Abstract

In November 1767, Jean-Baptiste Domonchy, a French Catholic on the British island of Grenada, sparked an imperial crisis when he attempted to stand for election to the island's assembly. The incorporation of French Catholic subjects into the British Empire after the Treaty of Paris (1763) posed major challenges to prevailing notions of the empire and constitution. At a time when many Britons understood the Protestant faith to be fundamental to the stability of the British state and empire, the large populations of Catholics in the new territories necessitated a reappraisal of exclusionist policies. In demanding, and ultimately gaining, the right to hold office in Grenada's political and legal bodies, the crown's new Catholic subjects generated a crisis that played a crucial role in the formulation of a new model of empire. Utilising the print debate surrounding the decision to allow Catholic subjects to hold public office in Grenada, this article examines contemporary attitudes to toleration within an imperial context and defines the wider implications of the crisis.
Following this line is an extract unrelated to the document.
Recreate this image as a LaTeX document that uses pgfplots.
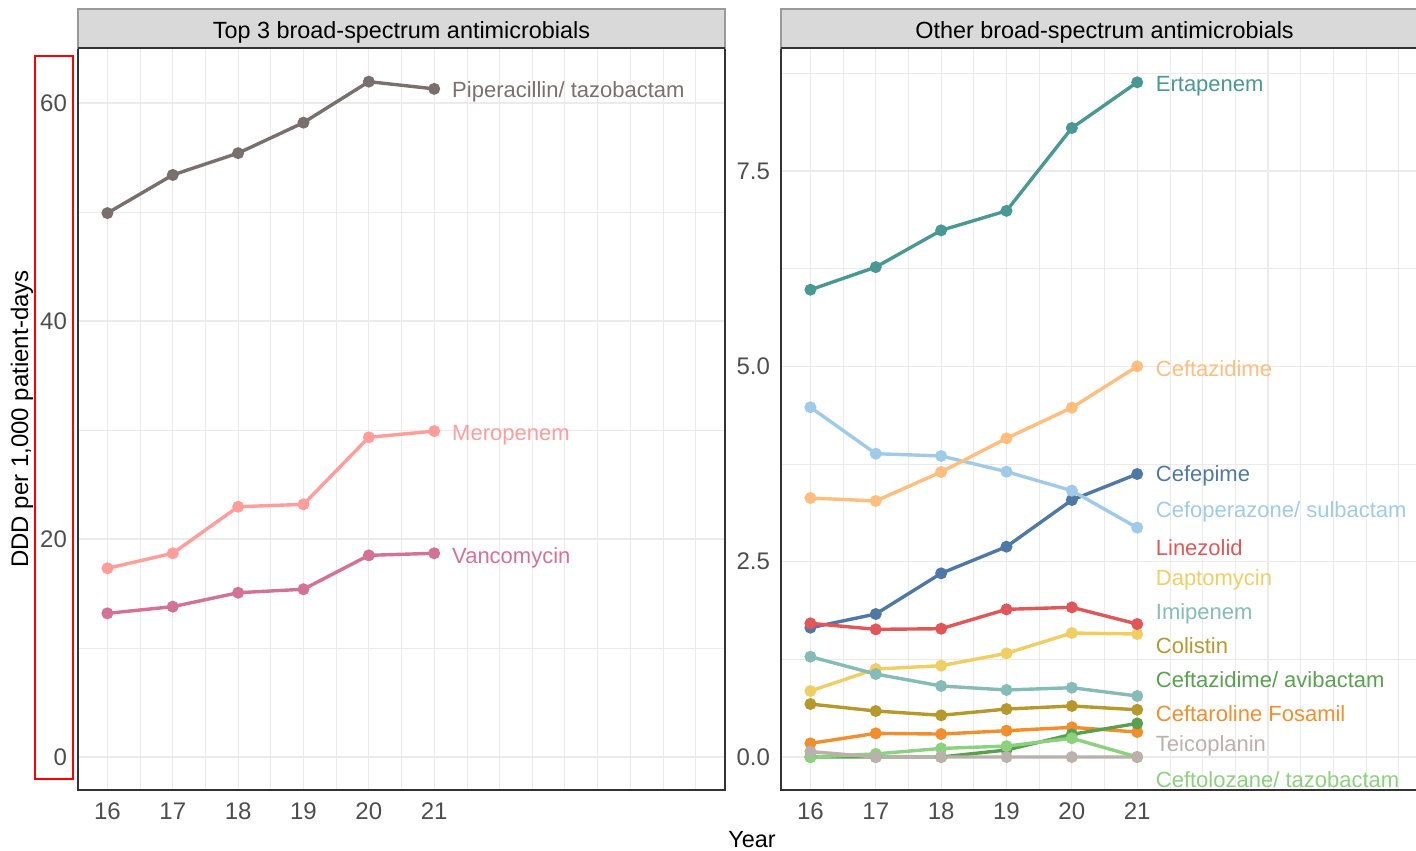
\documentclass[border=0pt]{standalone}
\usepackage{pgfplots}
\pgfplotsset{compat=1.18}
\usepackage{fontspec}
\setmainfont{Liberation Sans}
\definecolor{gridc}{HTML}{EBEBEB}
\definecolor{borderc}{HTML}{333333}
\definecolor{tickc}{HTML}{4D4D4D}
\definecolor{stripc}{HTML}{D9D9D9}
\definecolor{stripb}{HTML}{9A9A9A}
\definecolor{cPip}{HTML}{79706E}
\definecolor{cMero}{HTML}{FF9D9A}
\definecolor{cVanco}{HTML}{D37295}
\definecolor{cCefep}{HTML}{4E79A7}
\definecolor{cCefop}{HTML}{A0CBE8}
\definecolor{cCeftar}{HTML}{F28E2B}
\definecolor{cCeftaz}{HTML}{FFBE7D}
\definecolor{cCeftazAvi}{HTML}{59A14F}
\definecolor{cCeftol}{HTML}{8CD17D}
\definecolor{cColis}{HTML}{B6992D}
\definecolor{cDapto}{HTML}{F1CE63}
\definecolor{cErta}{HTML}{499894}
\definecolor{cImi}{HTML}{86BCB6}
\definecolor{cLine}{HTML}{E15759}
\definecolor{cTeico}{HTML}{BAB0AC}
\tikzset{lab/.style={anchor=west, inner sep=0pt, yshift=-1pt, font=\fontsize{11}{13}\selectfont}}
\begin{document}
\begin{tikzpicture}[font=\fontsize{11.7}{14}\selectfont]
\pgfplotsset{
  panel/.style={
    scale only axis, width=323.5pt, height=371pt, anchor=south west,
    xmin=15.55, xmax=25.45,
    xtick={16,...,25}, xticklabels={16,17,18,19,20,21,{},{},{},{}},
    minor x tick num=1,
    grid=both,
    major grid style={line width=0.6pt, color=gridc},
    minor grid style={line width=0.35pt, color=gridc},
    major tick length=0pt, minor tick length=0pt,
    axis line style={line width=0.8pt, color=borderc},
    tick label style={font=\fontsize{12}{14}\selectfont, text=tickc},
    xticklabel style={yshift=-3pt},
    yticklabel style={xshift=-2pt},
    /pgf/number format/assume math mode=true,
    clip=false,
    every axis plot/.append style={line width=1.7pt, mark=*, mark size=2.1pt, mark options={solid}},
  },
}
% ---------------- left panel
\begin{axis}[panel, name=L, at={(39pt,30pt)},
  ymin=-3.03, ymax=65.05, ytick={0,20,40,60}, minor ytick={10,30,50}]
\addplot[color=cMero] coordinates {(16,17.31) (17,18.69) (18,22.96) (19,23.18) (20,29.33) (21,29.9)};
\addplot[color=cPip] coordinates {(16,49.9) (17,53.4) (18,55.4) (19,58.2) (20,61.96) (21,61.3)};
\addplot[color=cVanco] coordinates {(16,13.18) (17,13.79) (18,15.07) (19,15.39) (20,18.5) (21,18.69)};
\node[lab, text=cPip] at (axis cs:21.27,61.2) {Piperacillin/ tazobactam};
\node[lab, text=cMero] at (axis cs:21.27,29.7) {Meropenem};
\node[lab, text=cVanco] at (axis cs:21.27,18.5) {Vancomycin};
\end{axis}
% ---------------- right panel
\begin{axis}[panel, name=R, at={(390.5pt,30pt)},
  ymin=-0.422, ymax=9.074, ytick={0,2.5,5,7.5}, minor ytick={1.25,3.75,6.25,8.75},
  yticklabel style={/pgf/number format/.cd, fixed, fixed zerofill, precision=1}]
\addplot[color=cCefep] coordinates {(16,1.655) (17,1.83) (18,2.351) (19,2.692) (20,3.289) (21,3.622)};
\addplot[color=cCefop] coordinates {(16,4.476) (17,3.882) (18,3.853) (19,3.652) (20,3.409) (21,2.935)};
\addplot[color=cCeftar] coordinates {(16,0.175) (17,0.303) (18,0.294) (19,0.337) (20,0.38) (21,0.32)};
\addplot[color=cCeftaz] coordinates {(16,3.315) (17,3.277) (18,3.648) (19,4.079) (20,4.471) (21,5.0)};
\addplot[color=cCeftazAvi] coordinates {(16,0) (17,0) (18,0) (19,0.09) (20,0.29) (21,0.43)};
\addplot[color=cCeftol] coordinates {(16,0) (17,0.04) (18,0.11) (19,0.14) (20,0.24) (21,0)};
\addplot[color=cColis] coordinates {(16,0.678) (17,0.589) (18,0.534) (19,0.614) (20,0.653) (21,0.605)};
\addplot[color=cDapto] coordinates {(16,0.845) (17,1.126) (18,1.169) (19,1.327) (20,1.587) (21,1.574)};
\addplot[color=cErta] coordinates {(16,5.98) (17,6.27) (18,6.74) (19,6.99) (20,8.05) (21,8.635)};
\addplot[color=cImi] coordinates {(16,1.284) (17,1.062) (18,0.909) (19,0.858) (20,0.887) (21,0.781)};
\addplot[color=cLine] coordinates {(16,1.711) (17,1.634) (18,1.642) (19,1.89) (20,1.916) (21,1.702)};
\addplot[color=cTeico] coordinates {(16,0.07) (17,0) (18,0) (19,0) (20,0) (21,0)};
\node[lab, text=cErta] at (axis cs:21.28,8.61) {Ertapenem};
\node[lab, text=cCeftaz] at (axis cs:21.28,4.99) {Ceftazidime};
\node[lab, text=cCefep] at (axis cs:21.28,3.62) {Cefepime};
\node[lab, text=cCefop] at (axis cs:21.28,3.16) {Cefoperazone/ sulbactam};
\node[lab, text=cLine] at (axis cs:21.28,2.71) {Linezolid};
\node[lab, text=cDapto] at (axis cs:21.28,2.29) {Daptomycin};
\node[lab, text=cImi] at (axis cs:21.28,1.86) {Imipenem};
\node[lab, text=cColis] at (axis cs:21.28,1.45) {Colistin};
\node[lab, text=cCeftazAvi] at (axis cs:21.28,1.02) {Ceftazidime/ avibactam};
\node[lab, text=cCeftar] at (axis cs:21.28,0.58) {Ceftaroline Fosamil};
\node[lab, text=cTeico] at (axis cs:21.28,0.17) {Teicoplanin};
\node[lab, text=cCeftol] at (axis cs:21.28,-0.26) {Ceftolozane/ tazobactam};
\end{axis}
% ---------------- strips
\draw[fill=stripc, draw=stripb, line width=0.6pt] (L.north west) rectangle ([yshift=19.5pt]L.north east);
\draw[borderc, line width=0.8pt] (L.north west) -- (L.north east);
\path (L.north) ++(0,8pt) node {Top 3 broad-spectrum antimicrobials};
\draw[fill=stripc, draw=stripb, line width=0.6pt] (R.north west) rectangle ([yshift=19.5pt]R.north east);
\draw[borderc, line width=0.8pt] (R.north west) -- (R.north east);
\path (R.north) ++(0,8pt) node {Other broad-spectrum antimicrobials};
% ---------------- axis titles
\node[rotate=90, font=\fontsize{12}{14}\selectfont] at (11pt,215.5pt) {DDD per 1,000 patient-days};
\node[anchor=base] at (376pt,1.5pt) {Year};
% ---------------- red highlight box
\draw[red, line width=1pt] (17.5pt,35.5pt) rectangle (36.5pt,397pt);
\pgfresetboundingbox
\path (0,0) rectangle (708pt,425pt);
\end{tikzpicture}
\end{document}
Whatever their view, contemporaries agreed that Grenada stood at the centre of a broader imperial and constitutional debate. In an increasingly heterogeneous empire where the formation of loyal and stable colonies was a fundamental goal of the British state, the case for a more flexible ideal of empire and the constitution gained traction in the dispute over Grenada. The centrality of the Catholic question to the foundations of the British state makes Grenada a critical test case in the contemporary debates over the nature of the British Empire after 1763.